Still, we have to step back sometimes and make sure that our infatuation with delivery doesn’t make us lose sight of content. Are we communicating just for the sake of communicating? We are so obsessed with data speed, by penetration rates, numbers of followers and friends, by retweets and mentions, that we forget what it is we are communicating.

It brings us to that same debate about whether media should have a higher calling. Is it just another industry, or does the media have a public service role in a democracy? Freedom of expression and democracy are two sides of the same coin, one strengthens the other. But in a democracy it is not enough to be free to express ourselves, it is also important to use that freedom to solve society’s problems of inequity, injustice and deprivation.

In just about every country in the subcontinent today, freedom is threatened by the state, by extremists, by fascists, bigots and chauvinists, by demagogues masquerading as democrats, dictators who use the institutions of democracy and populism to get themselves elected, and then dismantle those very institutions when they get to power.

New media can be an ally in our struggle against the enemies of open society. Social media networks, citizen journalism and online media can help bypass mainstream media when it becomes inert due to inertia or commericalisation. When traditional media doesn’t do enough to uphold the citizen’s right to know, citizen journalists step in to get the information across. Convergence of technology is making online journalism possible, and it is filling the gap left by the mainstream media.

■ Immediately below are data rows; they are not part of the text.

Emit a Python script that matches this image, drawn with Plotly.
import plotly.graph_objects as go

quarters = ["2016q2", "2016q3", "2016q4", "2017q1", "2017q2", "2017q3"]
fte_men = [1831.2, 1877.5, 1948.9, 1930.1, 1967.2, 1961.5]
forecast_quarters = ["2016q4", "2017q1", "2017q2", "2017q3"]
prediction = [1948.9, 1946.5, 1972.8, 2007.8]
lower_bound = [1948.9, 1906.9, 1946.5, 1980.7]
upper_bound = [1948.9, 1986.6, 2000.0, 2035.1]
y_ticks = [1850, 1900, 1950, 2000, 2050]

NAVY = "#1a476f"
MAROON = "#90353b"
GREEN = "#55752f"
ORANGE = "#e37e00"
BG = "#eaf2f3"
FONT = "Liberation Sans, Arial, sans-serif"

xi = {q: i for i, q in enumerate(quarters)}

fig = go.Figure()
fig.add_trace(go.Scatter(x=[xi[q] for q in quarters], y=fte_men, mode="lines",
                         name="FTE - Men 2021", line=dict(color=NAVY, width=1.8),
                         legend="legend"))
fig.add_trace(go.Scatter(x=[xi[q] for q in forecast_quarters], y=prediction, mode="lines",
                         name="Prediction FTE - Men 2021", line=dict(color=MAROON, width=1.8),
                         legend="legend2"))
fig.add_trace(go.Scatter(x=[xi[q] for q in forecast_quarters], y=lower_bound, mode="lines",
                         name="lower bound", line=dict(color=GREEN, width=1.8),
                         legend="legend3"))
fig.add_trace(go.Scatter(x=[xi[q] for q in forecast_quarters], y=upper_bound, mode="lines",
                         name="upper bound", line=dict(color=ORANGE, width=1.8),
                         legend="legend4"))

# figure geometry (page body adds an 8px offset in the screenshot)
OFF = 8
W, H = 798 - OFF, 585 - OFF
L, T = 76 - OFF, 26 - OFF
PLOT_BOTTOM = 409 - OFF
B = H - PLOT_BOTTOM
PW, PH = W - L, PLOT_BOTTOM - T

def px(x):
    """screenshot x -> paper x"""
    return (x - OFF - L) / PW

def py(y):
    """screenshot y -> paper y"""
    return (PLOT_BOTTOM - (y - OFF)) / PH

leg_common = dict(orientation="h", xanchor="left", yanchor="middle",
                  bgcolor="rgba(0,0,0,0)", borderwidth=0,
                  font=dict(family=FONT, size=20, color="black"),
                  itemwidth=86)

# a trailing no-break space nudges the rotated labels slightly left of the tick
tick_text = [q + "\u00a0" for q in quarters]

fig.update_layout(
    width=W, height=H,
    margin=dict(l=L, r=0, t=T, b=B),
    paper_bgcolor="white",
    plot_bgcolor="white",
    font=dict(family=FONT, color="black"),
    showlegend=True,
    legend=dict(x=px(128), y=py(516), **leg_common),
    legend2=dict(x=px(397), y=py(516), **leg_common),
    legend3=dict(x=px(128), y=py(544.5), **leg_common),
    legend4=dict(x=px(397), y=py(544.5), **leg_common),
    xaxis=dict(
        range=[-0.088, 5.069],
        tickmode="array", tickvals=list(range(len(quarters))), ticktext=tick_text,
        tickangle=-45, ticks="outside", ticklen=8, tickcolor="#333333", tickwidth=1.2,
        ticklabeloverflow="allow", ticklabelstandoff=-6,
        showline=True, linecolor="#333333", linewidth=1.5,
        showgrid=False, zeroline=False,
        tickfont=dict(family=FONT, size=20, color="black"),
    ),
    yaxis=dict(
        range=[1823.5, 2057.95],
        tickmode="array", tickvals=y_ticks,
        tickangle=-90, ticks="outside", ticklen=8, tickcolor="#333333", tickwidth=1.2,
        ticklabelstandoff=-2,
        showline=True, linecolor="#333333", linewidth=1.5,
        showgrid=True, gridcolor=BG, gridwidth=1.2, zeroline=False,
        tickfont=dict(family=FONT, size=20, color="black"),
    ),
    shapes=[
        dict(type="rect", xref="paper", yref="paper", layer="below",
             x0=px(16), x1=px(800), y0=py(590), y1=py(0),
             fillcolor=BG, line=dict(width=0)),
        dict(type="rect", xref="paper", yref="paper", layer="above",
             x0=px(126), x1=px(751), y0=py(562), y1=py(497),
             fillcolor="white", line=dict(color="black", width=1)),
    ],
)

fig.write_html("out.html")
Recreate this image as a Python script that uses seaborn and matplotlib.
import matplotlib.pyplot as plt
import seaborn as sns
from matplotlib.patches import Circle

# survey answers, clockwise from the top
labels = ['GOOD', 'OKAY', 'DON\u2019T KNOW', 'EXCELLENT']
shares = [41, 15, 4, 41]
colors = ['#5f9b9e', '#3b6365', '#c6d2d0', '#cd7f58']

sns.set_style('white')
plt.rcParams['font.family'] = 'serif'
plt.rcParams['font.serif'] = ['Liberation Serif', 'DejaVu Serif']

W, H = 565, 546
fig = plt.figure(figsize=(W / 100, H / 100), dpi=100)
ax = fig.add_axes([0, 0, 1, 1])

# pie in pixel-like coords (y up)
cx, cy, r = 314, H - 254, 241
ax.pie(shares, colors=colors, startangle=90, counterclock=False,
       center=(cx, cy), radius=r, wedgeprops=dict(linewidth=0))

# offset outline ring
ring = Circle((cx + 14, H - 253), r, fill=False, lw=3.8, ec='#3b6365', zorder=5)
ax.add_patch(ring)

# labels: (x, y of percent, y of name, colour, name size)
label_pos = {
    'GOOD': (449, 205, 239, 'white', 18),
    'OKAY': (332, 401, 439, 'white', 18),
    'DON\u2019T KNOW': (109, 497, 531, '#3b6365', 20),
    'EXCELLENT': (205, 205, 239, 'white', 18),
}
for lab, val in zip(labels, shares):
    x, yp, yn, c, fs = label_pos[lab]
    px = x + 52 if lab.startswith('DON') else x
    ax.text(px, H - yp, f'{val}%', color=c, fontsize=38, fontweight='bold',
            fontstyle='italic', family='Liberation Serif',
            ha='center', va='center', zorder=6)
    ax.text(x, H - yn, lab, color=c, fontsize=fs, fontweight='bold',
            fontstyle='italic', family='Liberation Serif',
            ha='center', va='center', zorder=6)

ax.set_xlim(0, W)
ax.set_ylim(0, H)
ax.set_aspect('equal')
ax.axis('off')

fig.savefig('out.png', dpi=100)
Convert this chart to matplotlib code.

What is important is not the platform, it is content. And you determine the delivery mode depending on content: you chose the medium that best reaches the public that the message is meant for. Whether it is new media or old, there are still just two challenges:

- Enhance credibility

- Protect freedoms

Authoritarians and tyrants are also using the same technologies and networks, but for control, surveillance, and disinformation. It’s not just in dictatorships that there are enemies of press freedom, our democracies also have them (cut to Snowden, Wikileaks, the Indian police who arrested two young Facebook users for their postings).

We don’t just need a new media, we need a new Internet. The over-connected old Net fragments and compartmentalises public opinion with virtual thought ghettos populating cyberspace. Online media tends to be an echo chamber, hardening opinion, and working against the politics of compromise that is essential to make democracy work.

So let’s invest not just in the hardware of delivery, but also in the software of content. Let’s train practitioners so they can turn out more credible, relevant and agenda-setting content. After all, as someone said at a conference I attended recently: Content is still king, but delivery is King Kong.

The digital divide has not gone away, the real digital divide is between delivery and quality of content.